With the LEI not expected to be part of a Fatca solution, the panel discussed the possibility of a repository of data on overseas US taxpayers. Stephen Smith, director at BAM Advisory, said: “We start with a simple premise that there are things we do for profit and things we must do. Fatca is something we must do and we advocate a central utility as part of the solution. The scope could be defined by industry bodies and it would be a repository for best practice. The benefits would be clear communication with independent financial advisors (IFAs), no duplicated effort and an aggregated view of data required by Fatca in the repository.

“The technology side of a repository is not that difficult as data can be collected and rules applied. The issue is communicating, clarifying and articulating best practice. Once this is done, an industry repository could achieve a high degree of automation and operate as a not-for-profit, minimum-cost service that all institutions affected by Fatca could interrogate.”

Smith noted that moving the concept of a central utility into reality would require large firms to work together on best practice, a point picked up by Graeme Austin, CEO of ISITC Europe, who said ISITC could standardise communication among those needing to comply with Fatca and IFAs to create standardised information in a repository and support the development of best practice for a utility.
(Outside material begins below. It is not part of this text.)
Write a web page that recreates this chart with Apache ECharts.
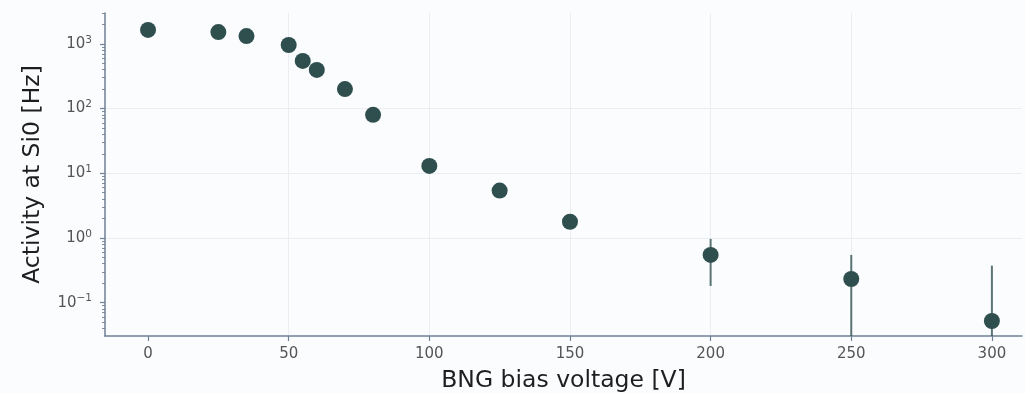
<!DOCTYPE html>
<html>
<head>
<meta charset="utf-8">
<script src="https://cdn.jsdelivr.net/npm/echarts@6/dist/echarts.min.js"></script>
<style>
  html, body { margin: 0; padding: 0; background: #fbfcfe; }
  #chart { width: 1025px; height: 393px; }
</style>
</head>
<body>
<div id="chart"></div>
<script>
// Measured activity at Si0 versus BNG bias voltage
const voltages = [0, 25, 35, 50, 55, 60, 70, 80, 100, 125, 150, 200, 250, 300];
const activity = [1640, 1520, 1320, 960, 545, 395, 200, 80, 13, 5.4, 1.78, 0.546, 0.232, 0.052];
const errLow   = [0, 0, 0, 0, 0, 0, 0, 0, 0, 0, 0, 0.365, 0.314, 0.321];
const errHigh  = [0, 0, 0, 0, 0, 0, 0, 0, 0, 0, 0, 0.42, 0.314, 0.321];

// Axis ticks
const xTicks = [0, 50, 100, 150, 200, 250, 300];
const yMajorTicks = [0.1, 1, 10, 100, 1000];
const yMinorTicks = [];
for (let e = -2; e <= 3; e++) {
  for (let k = 2; k <= 9; k++) {
    const v = k * Math.pow(10, e);
    if (v >= 0.0305 && v <= 3000) yMinorTicks.push(v);
  }
}

const X_MIN = -15.3, X_MAX = 310.7;
const Y_MIN = 0.0305, Y_MAX = 3000;

const markerColor = '#2f4f4f';
const axisColor = '#6e8194';
const font = 'DejaVu Sans';

const points = voltages.map((v, i) => [v, activity[i]]);
const bars = voltages
  .map((v, i) => [v, activity[i] - errLow[i], activity[i] + errHigh[i]])
  .filter((d, i) => errLow[i] > 0 || errHigh[i] > 0);

const chart = echarts.init(document.getElementById('chart'), null, { renderer: 'canvas' });

const yAxisCommon = {
  type: 'log',
  logBase: 10,
  min: Y_MIN,
  max: Y_MAX,
  gridIndex: 0,
  position: 'left'
};

chart.setOption({
  backgroundColor: '#fbfcfe',
  animation: false,
  grid: { left: 105, right: 3, top: 13, bottom: 57, containLabel: false, outerBoundsMode: 'none' },
  xAxis: {
    type: 'value',
    min: X_MIN,
    max: X_MAX,
    name: 'BNG bias voltage [V]',
    nameLocation: 'middle',
    nameGap: 33,
    nameTextStyle: { fontFamily: font, fontSize: 23.5, color: '#1e1e1e' },
    axisLine: { show: true, onZero: false, lineStyle: { color: axisColor, width: 1.5 } },
    axisTick: { show: true, length: 5, customValues: xTicks, lineStyle: { color: axisColor, width: 1.2 } },
    axisLabel: { customValues: xTicks, fontFamily: font, fontSize: 15, color: '#555', margin: 11 },
    splitLine: { show: true, showMinLine: false, showMaxLine: false, lineStyle: { color: '#ebedf0', width: 1 } }
  },
  yAxis: [
    Object.assign({}, yAxisCommon, {
      name: 'Activity at Si0 [Hz]',
      nameLocation: 'middle',
      nameGap: 60,
      nameTextStyle: { fontFamily: font, fontSize: 23.5, color: '#1e1e1e' },
      axisLine: { show: true, onZero: false, lineStyle: { color: axisColor, width: 1.5 } },
      axisTick: { show: true, length: 5, customValues: yMajorTicks, lineStyle: { color: axisColor, width: 1.2 } },
      axisLabel: {
        customValues: yMajorTicks,
        margin: 13,
        formatter: function (v) {
          return '{b|10}{s|' + Math.round(Math.log10(v)).toString().replace('-', '\u2212') + '}';
        },
        rich: {
          b: { fontFamily: font, fontSize: 15, color: '#555', lineHeight: 15, verticalAlign: 'bottom' },
          s: { fontFamily: font, fontSize: 10.5, color: '#555', lineHeight: 11, padding: [0, 0, 6, 0], verticalAlign: 'bottom' }
        }
      },
      splitLine: { show: true, showMinLine: false, showMaxLine: false, lineStyle: { color: '#ebedf0', width: 1 } }
    }),
    Object.assign({}, yAxisCommon, {
      axisLine: { show: false, onZero: false },
      axisTick: { show: true, length: 3, customValues: yMinorTicks, lineStyle: { color: axisColor, width: 0.9 } },
      axisLabel: { show: false },
      splitLine: { show: false }
    })
  ],
  series: [
    {
      type: 'custom',
      yAxisIndex: 0,
      data: bars,
      z: 2,
      clip: true,
      renderItem: function (params, api) {
        const x = api.value(0);
        const lo = api.value(1);
        const hi = api.value(2);
        const top = api.coord([x, hi]);
        const bottom = lo > Y_MIN ? api.coord([x, lo]) : [top[0], params.coordSys.y + params.coordSys.height];
        return {
          type: 'line',
          shape: { x1: top[0], y1: top[1], x2: bottom[0], y2: bottom[1] },
          style: { stroke: 'rgba(47,79,79,0.78)', lineWidth: 2 }
        };
      }
    },
    {
      type: 'scatter',
      yAxisIndex: 0,
      data: points,
      symbol: 'circle',
      symbolSize: 16,
      z: 3,
      itemStyle: { color: markerColor, opacity: 1 }
    }
  ]
});
</script>
</body>
</html>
In response to a series of vox pop questions asked towards the end of the discussion, 75% of the audience indicated that a central repository would be useful as pat of a Fatca solution. Only 14% of the audience was confident it could identify US taxpayers for which it held assets, while a total of 53% were either concerned or very concerned about this issue. Some 43% of the audience said compliance departments are leading Fatca projects, while 47% said they were making progress or good progress on Fatca. At the extremes, 26% said they had got nowhere so far and 11% said they are storming ahead on Fatca projects.